By: Mike Campbell
Meeting in Frankfurt, Germany yesterday, the European Central Bank (ECB) decided to hold interest rates at their current level (1%). The current rate is the lowest in the bank’s 10 year history and has been maintained since May as one measure to supply money markets with cheap finance to stimulate recovery within the EU. ECB head, Jean-Claude Trichet, forecast that the “severe contraction” that the European economy had experienced would be followed by a period of “stabilisation and gradual recovery”; hardly earth shattering news. The bank has revised its gloomy assessment for growth within the economic block and expects things to be not quite as bad as it previously thought. Current figures suggest that the economy will contract by between -3.8 to -4.4% in 2009 (the previous prediction was -4.1 to -5.1%). Trichet pointed out that their analysis incorporated a “large degree of uncertainty”. To amplify his point, figures from the Eurozone indicated that retail sales fell in August whilst the Purchasing Manager’s Index recorded a value of 50.4 for the same month which indicates an increase in economic activity. The message is clearly “watch this space”!

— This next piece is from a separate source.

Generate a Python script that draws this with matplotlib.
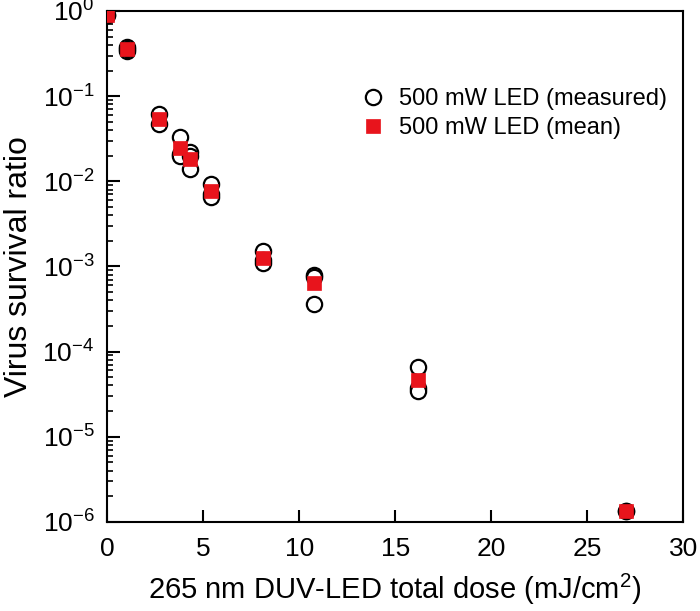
import matplotlib
matplotlib.use("Agg")
import matplotlib.pyplot as plt
import numpy as np

plt.rcParams['font.family'] = ['Liberation Sans', 'DejaVu Sans']
plt.rcParams['mathtext.fontset'] = 'custom'
plt.rcParams['mathtext.rm'] = 'Liberation Sans'
plt.rcParams['mathtext.it'] = 'Liberation Sans'

# measured data (dose mJ/cm^2, survival ratio)
measured_dose = [0, 0, 1.05, 1.05, 1.05, 2.7, 2.7, 3.8, 3.8, 3.8, 4.3, 4.3, 4.3,
                 5.4, 5.4, 5.4, 8.1, 8.1, 8.1, 10.8, 10.8, 10.8, 16.2, 16.2, 16.2,
                 27.0, 27.0]
measured_ratio = [0.9, 0.9, 0.38, 0.34, 0.36, 0.062, 0.047, 0.033, 0.021, 0.020,
                  0.0223, 0.020, 0.0138, 0.0093, 0.0070, 0.0065, 0.00150, 0.00118,
                  0.00110, 0.00080, 0.00076, 0.00036, 6.5e-5, 3.7e-5, 3.4e-5,
                  1.35e-6, 1.35e-6]

mean_dose = [0, 1.05, 2.7, 3.8, 4.3, 5.4, 8.1, 10.8, 16.2, 27.0]
mean_ratio = [0.9, 0.36, 0.054, 0.0245, 0.0185, 0.0076, 0.00126, 0.00064, 4.6e-5, 1.35e-6]

xtick_values = [0, 5, 10, 15, 20, 25, 30]
ytick_exponents = [-6, -5, -4, -3, -2, -1, 0]

fig = plt.figure(figsize=(7.0, 6.11), dpi=100)
ax = fig.add_axes([0.153, 0.146, 0.823, 0.836])

ax.plot(measured_dose, measured_ratio, linestyle='none', marker='o', markersize=11,
        markerfacecolor='white', markeredgecolor='black', markeredgewidth=1.6,
        label='500 mW LED (measured)', zorder=3)
ax.plot(mean_dose, mean_ratio, linestyle='none', marker='s', markersize=10,
        markerfacecolor='#e8141c', markeredgecolor='#e8141c', markeredgewidth=0.5,
        label='500 mW LED (mean)', zorder=4)

ax.set_yscale('log')
ax.set_xlim(0, 30)
ax.set_ylim(1e-6, 1)
ax.set_xticks(xtick_values)
ax.set_xticklabels([str(v) for v in xtick_values])
ax.set_yticks([10.0 ** e for e in ytick_exponents])
ax.set_yticklabels([r'$\mathregular{10^{%d}}$' % e for e in ytick_exponents])
ax.yaxis.set_minor_locator(matplotlib.ticker.LogLocator(base=10, subs=np.arange(2, 10), numticks=20))
ax.yaxis.set_minor_formatter(matplotlib.ticker.NullFormatter())

ax.tick_params(axis='both', which='major', direction='in', length=9, width=1.5,
               labelsize=19, top=False, right=False)
ax.tick_params(axis='x', which='major', pad=11)
ax.tick_params(axis='y', which='major', pad=9)
ax.tick_params(axis='y', which='minor', direction='in', length=4.5, width=1.2,
               right=False)
for s in ax.spines.values():
    s.set_linewidth(1.5)

ax.set_xlabel(r'265 nm DUV-LED total dose (mJ/cm$^{2}$)', fontsize=21, labelpad=8)
ax.set_ylabel('Virus survival ratio', fontsize=23, labelpad=6)

leg = ax.legend(loc='upper left', bbox_to_anchor=(0.424, 0.868), frameon=False,
                fontsize=17, handletextpad=0.6, labelspacing=0.3, borderaxespad=0,
                handlelength=1.0)

fig.savefig('out.png', dpi=100)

Yesterday’s market close in Europe showed all the major indices down on the day. In contrast, both the Dow and Nasdaq closed up. In early trading today, all of the European markets are in positive territory. The Nikkei index closed slightly lower; it was down by -0.27% points at 10187.1 points.
On the currency front, the US Dollar was trading lower against the Yen, the Euro and the British Pound Sterling. It was also fractionally lower against the Chinese currency, the Yuan.